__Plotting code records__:
· · ·

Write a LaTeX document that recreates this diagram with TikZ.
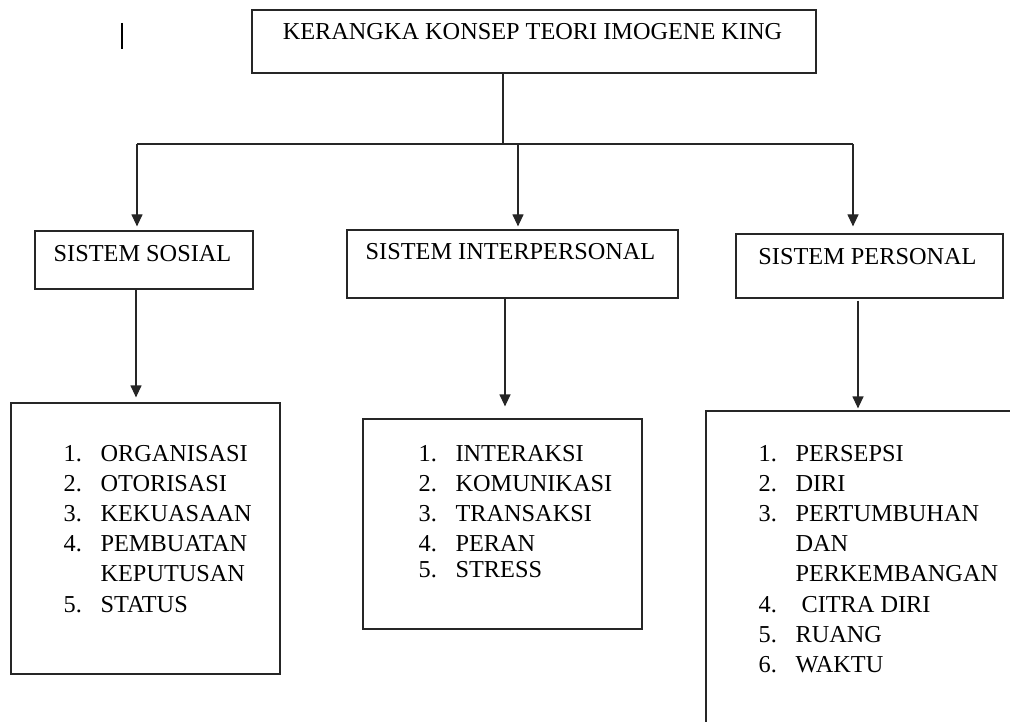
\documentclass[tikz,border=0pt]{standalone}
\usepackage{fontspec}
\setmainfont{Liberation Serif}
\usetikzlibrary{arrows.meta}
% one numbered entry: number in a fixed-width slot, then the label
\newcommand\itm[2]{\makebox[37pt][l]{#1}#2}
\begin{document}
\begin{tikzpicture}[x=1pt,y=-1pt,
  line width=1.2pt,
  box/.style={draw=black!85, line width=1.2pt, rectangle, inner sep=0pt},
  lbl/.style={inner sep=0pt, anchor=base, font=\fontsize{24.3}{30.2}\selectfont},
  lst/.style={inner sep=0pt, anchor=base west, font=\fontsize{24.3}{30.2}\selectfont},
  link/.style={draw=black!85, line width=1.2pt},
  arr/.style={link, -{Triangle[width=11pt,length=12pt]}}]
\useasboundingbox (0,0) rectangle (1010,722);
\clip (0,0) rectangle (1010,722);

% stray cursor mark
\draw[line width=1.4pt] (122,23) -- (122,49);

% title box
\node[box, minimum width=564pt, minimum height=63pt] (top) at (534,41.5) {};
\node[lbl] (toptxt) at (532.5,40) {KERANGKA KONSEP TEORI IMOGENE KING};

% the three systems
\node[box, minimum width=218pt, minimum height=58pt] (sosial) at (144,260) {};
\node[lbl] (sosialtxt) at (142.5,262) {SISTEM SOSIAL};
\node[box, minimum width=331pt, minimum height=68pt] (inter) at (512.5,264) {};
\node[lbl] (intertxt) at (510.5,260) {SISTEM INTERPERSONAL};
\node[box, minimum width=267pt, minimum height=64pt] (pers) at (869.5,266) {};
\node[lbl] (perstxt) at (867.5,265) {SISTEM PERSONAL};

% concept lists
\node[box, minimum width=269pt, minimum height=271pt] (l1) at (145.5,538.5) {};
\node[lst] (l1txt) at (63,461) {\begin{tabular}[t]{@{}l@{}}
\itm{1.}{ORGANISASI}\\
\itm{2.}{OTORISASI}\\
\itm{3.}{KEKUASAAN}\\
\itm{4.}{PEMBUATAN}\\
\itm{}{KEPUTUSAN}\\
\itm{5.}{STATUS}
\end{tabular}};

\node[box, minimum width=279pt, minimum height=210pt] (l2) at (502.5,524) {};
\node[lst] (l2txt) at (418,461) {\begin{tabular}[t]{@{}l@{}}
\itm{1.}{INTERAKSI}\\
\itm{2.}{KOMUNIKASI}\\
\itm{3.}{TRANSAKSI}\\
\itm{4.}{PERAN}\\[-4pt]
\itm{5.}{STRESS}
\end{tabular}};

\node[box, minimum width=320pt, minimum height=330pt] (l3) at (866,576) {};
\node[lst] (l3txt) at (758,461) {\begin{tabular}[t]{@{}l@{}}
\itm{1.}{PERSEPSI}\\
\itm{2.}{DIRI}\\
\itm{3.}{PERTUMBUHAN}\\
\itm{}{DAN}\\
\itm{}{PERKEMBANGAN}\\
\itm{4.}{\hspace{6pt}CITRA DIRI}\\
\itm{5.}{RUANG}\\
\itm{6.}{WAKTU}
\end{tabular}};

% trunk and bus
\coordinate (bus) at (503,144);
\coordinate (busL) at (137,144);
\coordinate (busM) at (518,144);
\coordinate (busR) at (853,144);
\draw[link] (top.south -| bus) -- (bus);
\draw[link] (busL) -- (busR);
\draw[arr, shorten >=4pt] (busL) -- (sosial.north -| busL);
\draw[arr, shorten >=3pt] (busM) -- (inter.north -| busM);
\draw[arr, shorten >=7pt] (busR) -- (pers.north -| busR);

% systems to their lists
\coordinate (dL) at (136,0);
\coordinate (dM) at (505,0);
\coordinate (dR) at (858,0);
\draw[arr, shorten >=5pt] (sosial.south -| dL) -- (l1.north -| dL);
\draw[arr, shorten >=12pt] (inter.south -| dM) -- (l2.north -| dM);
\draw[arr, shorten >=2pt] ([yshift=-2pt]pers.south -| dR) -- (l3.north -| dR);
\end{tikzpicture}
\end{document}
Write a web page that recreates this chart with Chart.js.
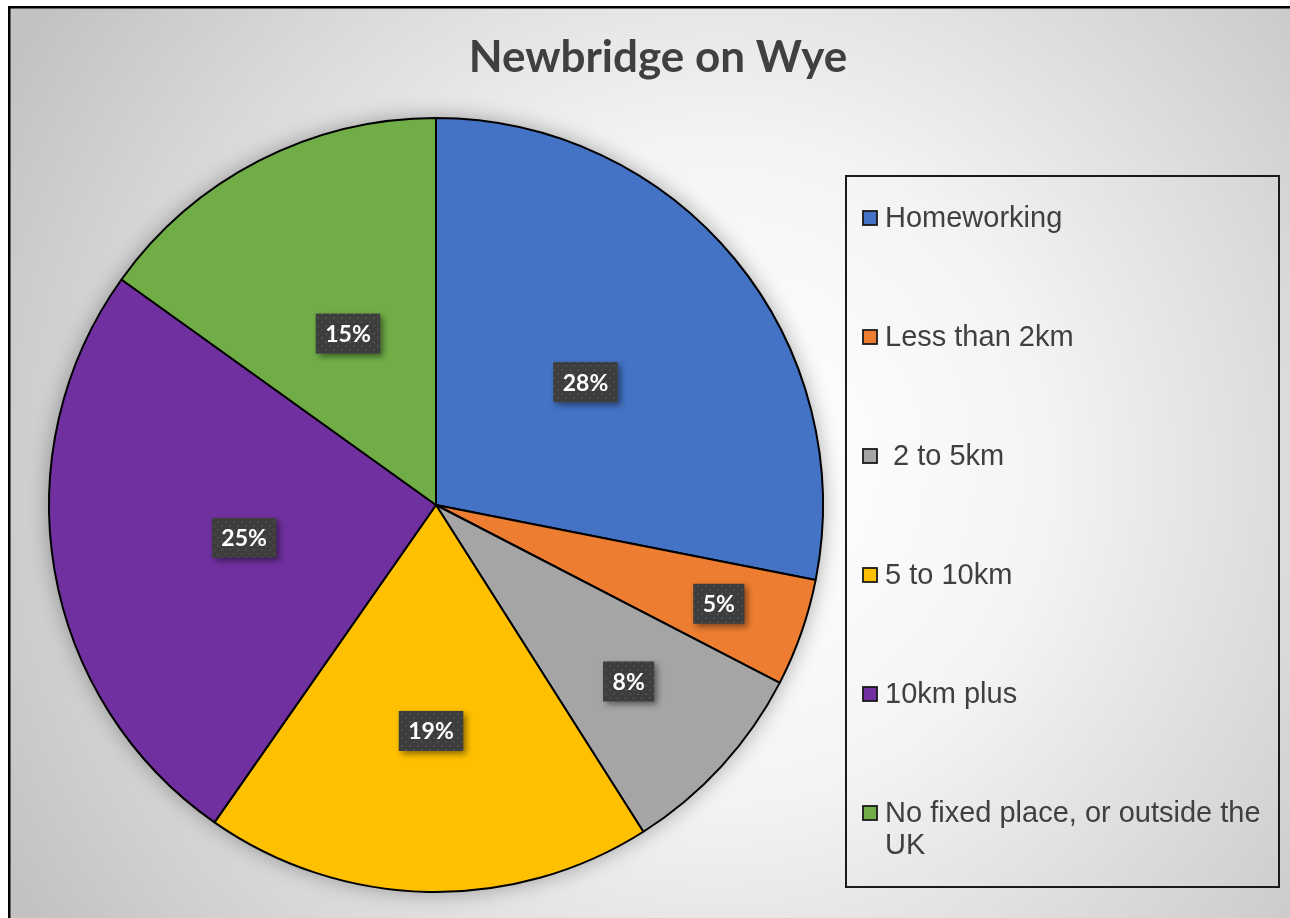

· · ·

__EXERCISE DESCRIPTION__:
Reproduce each line of the records exactly, and omit every picture.

__THE RESPONSE__:
Write a LaTeX document that recreates this diagram with TikZ.
\documentclass[tikz,border=0pt]{standalone}
\usepackage{fontspec}
\setmainfont{Liberation Serif}
\usetikzlibrary{arrows.meta}
% one numbered entry: number in a fixed-width slot, then the label
\newcommand\itm[2]{\makebox[37pt][l]{#1}#2}
\begin{document}
\begin{tikzpicture}[x=1pt,y=-1pt,
  line width=1.2pt,
  box/.style={draw=black!85, line width=1.2pt, rectangle, inner sep=0pt},
  lbl/.style={inner sep=0pt, anchor=base, font=\fontsize{24.3}{30.2}\selectfont},
  lst/.style={inner sep=0pt, anchor=base west, font=\fontsize{24.3}{30.2}\selectfont},
  link/.style={draw=black!85, line width=1.2pt},
  arr/.style={link, -{Triangle[width=11pt,length=12pt]}}]
\useasboundingbox (0,0) rectangle (1010,722);
\clip (0,0) rectangle (1010,722);

% stray cursor mark
\draw[line width=1.4pt] (122,23) -- (122,49);

% title box
\node[box, minimum width=564pt, minimum height=63pt] (top) at (534,41.5) {};
\node[lbl] (toptxt) at (532.5,40) {KERANGKA KONSEP TEORI IMOGENE KING};

% the three systems
\node[box, minimum width=218pt, minimum height=58pt] (sosial) at (144,260) {};
\node[lbl] (sosialtxt) at (142.5,262) {SISTEM SOSIAL};
\node[box, minimum width=331pt, minimum height=68pt] (inter) at (512.5,264) {};
\node[lbl] (intertxt) at (510.5,260) {SISTEM INTERPERSONAL};
\node[box, minimum width=267pt, minimum height=64pt] (pers) at (869.5,266) {};
\node[lbl] (perstxt) at (867.5,265) {SISTEM PERSONAL};

% concept lists
\node[box, minimum width=269pt, minimum height=271pt] (l1) at (145.5,538.5) {};
\node[lst] (l1txt) at (63,461) {\begin{tabular}[t]{@{}l@{}}
\itm{1.}{ORGANISASI}\\
\itm{2.}{OTORISASI}\\
\itm{3.}{KEKUASAAN}\\
\itm{4.}{PEMBUATAN}\\
\itm{}{KEPUTUSAN}\\
\itm{5.}{STATUS}
\end{tabular}};

\node[box, minimum width=279pt, minimum height=210pt] (l2) at (502.5,524) {};
\node[lst] (l2txt) at (418,461) {\begin{tabular}[t]{@{}l@{}}
\itm{1.}{INTERAKSI}\\
\itm{2.}{KOMUNIKASI}\\
\itm{3.}{TRANSAKSI}\\
\itm{4.}{PERAN}\\[-4pt]
\itm{5.}{STRESS}
\end{tabular}};

\node[box, minimum width=320pt, minimum height=330pt] (l3) at (866,576) {};
\node[lst] (l3txt) at (758,461) {\begin{tabular}[t]{@{}l@{}}
\itm{1.}{PERSEPSI}\\
\itm{2.}{DIRI}\\
\itm{3.}{PERTUMBUHAN}\\
\itm{}{DAN}\\
\itm{}{PERKEMBANGAN}\\
\itm{4.}{\hspace{6pt}CITRA DIRI}\\
\itm{5.}{RUANG}\\
\itm{6.}{WAKTU}
\end{tabular}};

% trunk and bus
\coordinate (bus) at (503,144);
\coordinate (busL) at (137,144);
\coordinate (busM) at (518,144);
\coordinate (busR) at (853,144);
\draw[link] (top.south -| bus) -- (bus);
\draw[link] (busL) -- (busR);
\draw[arr, shorten >=4pt] (busL) -- (sosial.north -| busL);
\draw[arr, shorten >=3pt] (busM) -- (inter.north -| busM);
\draw[arr, shorten >=7pt] (busR) -- (pers.north -| busR);

% systems to their lists
\coordinate (dL) at (136,0);
\coordinate (dM) at (505,0);
\coordinate (dR) at (858,0);
\draw[arr, shorten >=5pt] (sosial.south -| dL) -- (l1.north -| dL);
\draw[arr, shorten >=12pt] (inter.south -| dM) -- (l2.north -| dM);
\draw[arr, shorten >=2pt] ([yshift=-2pt]pers.south -| dR) -- (l3.north -| dR);
\end{tikzpicture}
\end{document}
Write a web page that recreates this chart with Chart.js.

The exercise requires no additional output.